Published by the Students of Johns Hopkins since 1896
December 4, 2022

The Barnstormers present Into the Woods with a modern approach to a classic story

By WILLA FARRELL | May 1, 2022

intothewoods

COURTESY OF SANDY CLANCY AND CAROLINE COLVIN. 

The Barnstormers’ Into the Woods subverts preconceived expectations of Sondheim’s masterpiece through a modern setting.

Starting the weekend of April 22, the Barnstormers opened their 2022 Spring Mainstage production: Into the Woods. Directed by Brandon Bieber and produced by Courtney Carreira, Into the Woods is the club’s first live musical in three years.

Into the Woods is a musical that follows notable fairytale characters as they interact with each other in trying to solve their personal and collective dilemmas while, as the title suggests, in the woods. Though the musical begins rather cheerily, shortly into Act II the tone dramatically shifts as characters start dropping left and right. The musical becomes a lesson in morality and mortality, illuminated all the more by the contemporary approach of the Barnstormers.

Producer Courtney Carreira commented on the choice to set their production in the modern day in an interview with The News-Letter. 

“Into the Woods is commonly perceived as a fantastical adventure with fairy tale characters, but that’s not the story our production is telling,” she said.

The choice not only reveals the nuance within the text but also adds a layer of relatability. 

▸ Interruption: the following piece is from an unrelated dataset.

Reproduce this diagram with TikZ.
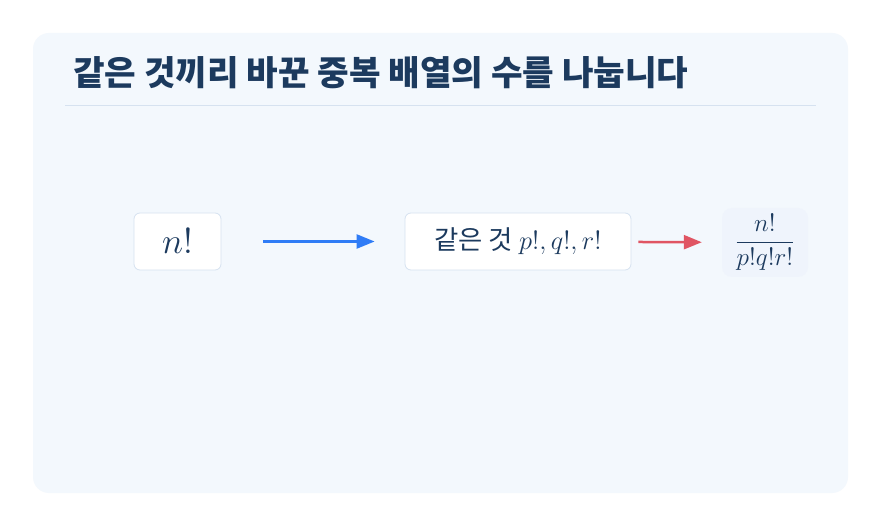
\documentclass[tikz,border=0pt]{standalone}
\usepackage{amsmath}
\usepackage{graphicx}
\usepackage{fontspec}
\newfontfamily\krfont{Noto Sans CJK KR}
\newfontfamily\krbold{Noto Sans CJK KR Black}
\usetikzlibrary{arrows.meta}

\definecolor{panelbg}{HTML}{F3F8FD}
\definecolor{boxline}{HTML}{D6E2F0}
\definecolor{inkblue}{HTML}{1C3A5E}
\definecolor{arrowblue}{HTML}{2F7CF6}
\definecolor{arrowred}{HTML}{E05563}
\definecolor{resultbg}{HTML}{EFF4FC}

\tikzset{
  stagebox/.style={draw=boxline, line width=0.8pt, fill=white, rounded corners=6pt,
    text=inkblue, inner sep=0pt},
  flowarrow/.style={line width=2.5pt, -{Triangle[length=18pt,width=14pt]}},
}

\begin{document}
\begin{tikzpicture}[x=1pt,y=-1pt]
  \useasboundingbox[fill=white] (0,0) rectangle (881,526);

  \fill[panelbg, rounded corners=16pt] (33,33) rectangle (848,493);
  \node[anchor=base west, text=inkblue, inner sep=0pt, font=\krbold\fontsize{34.3}{38}\selectfont]
    (title) at (73,86) {같은 것끼리 바꾼 중복 배열의 수를 나눕니다};
  \draw[boxline, line width=0.8pt] (65,105) -- (816,105);

  \node[stagebox, minimum width=87pt, minimum height=57pt, font=\fontsize{12}{14}\selectfont]
    (nfact) at (177.5,241.5) {\scalebox{3}{$n!$}};
  \node[stagebox, minimum width=226pt, minimum height=57pt, font=\krfont\fontsize{12}{14}\selectfont]
    (same) at (518,241.5) {\scalebox{2.2}{같은 것 $p!,q!,r!$}};
  \node[fill=resultbg, rounded corners=10pt, text=inkblue, inner sep=0pt,
    minimum width=86pt, minimum height=69pt, font=\fontsize{12}{14}\selectfont]
    (result) at (765,242.5) {\scalebox{2.1}{$\dfrac{n!}{p!q!r!}$}};

  \draw[flowarrow, arrowblue, shorten <=42pt, shorten >=30pt] (nfact) -- (same);
  \draw[flowarrow, arrowred, shorten <=7pt, shorten >=20pt] (same) -- (result);
\end{tikzpicture}
\end{document}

Many of the costumes and props reflect the present aesthetic. Instead of a “cow as white as milk,” Milky White is a bicycle. Instead of the “festival” being a traditional ball, the Prince throws a music festival. 

Other modern choices in the show further highlight the undertones of the story itself. Watching Little Red Riding Hood (freshman Liesel Arauz Vallecillo) be pursued by the Wolf (freshman Ander Diez) dressed not as a carnivorous animal but simply as an ordinary man emphasizes the predatory nature and power imbalance in the song “Hello, Little Girl.” Similarly, having the villainous giant be not a literal giant but instead a woman with a megaphone (sophomore Isabella Madruga) spreading propaganda takes this common enemy from a mythical being to an organized political group.

Freshman Joelie Garcia also noted the modern setting in an interview with The News-Letter.

“In the beginning, we are all just normal people who are then pulled into the story with the once upon a time,“ she said. “Taking these remarkably famous characters and turning them into simply normal people is what makes this production so striking and original.”

On April 23, the entire cast put on a high-energy performance fronted by leading man and graduate student Elliott Petrilla. Petrilla wowed as the Baker with his beautiful voice and realistic acting. Petrilla perfectly balanced the theatricality and sincerity required for a character like the Baker, delivering a both heartwarming and heartbreaking performance. His song, “No More,“ was particularly breathtaking, as he showcased the full range of his vocal and emotional ability.

The fan-favorite moments of the night were undeniably “Agony” and “Agony (Reprise),” performed by Cinderella’s Prince (Diez) and Rapunzel’s Prince (senior Matthew Bacon). The comedic chemistry between these two paired with their characters’ absurd bravado had audiences laughing throughout not only these two songs but also all of their appearances together. In a play so disguisedly dark, the Princes successfully delivered a surplus of comic relief.

Other highlights include “It Takes Two,” featuring junior Caroline Colvin as the Baker’s Wife along with Petrilla in an energetic and endearing number, and Parts One and Two of the emotional “No One is Alone,” which feature Arauz Vallecillo, Garcia, Petrilla and junior Lily Wilson as Cinderella. Throughout all of their scenes together, Arauz Vallecillo and Garcia maintained incredible chemistry and played these young children with astounding authenticity, despite both being college-aged.

The modern perspective of Into the Woods requires some suspension of disbelief, but welcoming this novel perspective opens doors to the possible new interpretations of this important piece of theatre. 

Despite being “non-literal,” these woods are real. Though every person may experience these metaphorical woods differently, this production by the Barnstormers demonstrates them in a unique light.

Colvin hopes that audience members were impacted by the performance. 

“Great art often means something different to each person who encounters it, and I hope Into the Woods meets each audience member at their current stage of life,“ she said.

The final performance of Into the Woods will take place on May 1.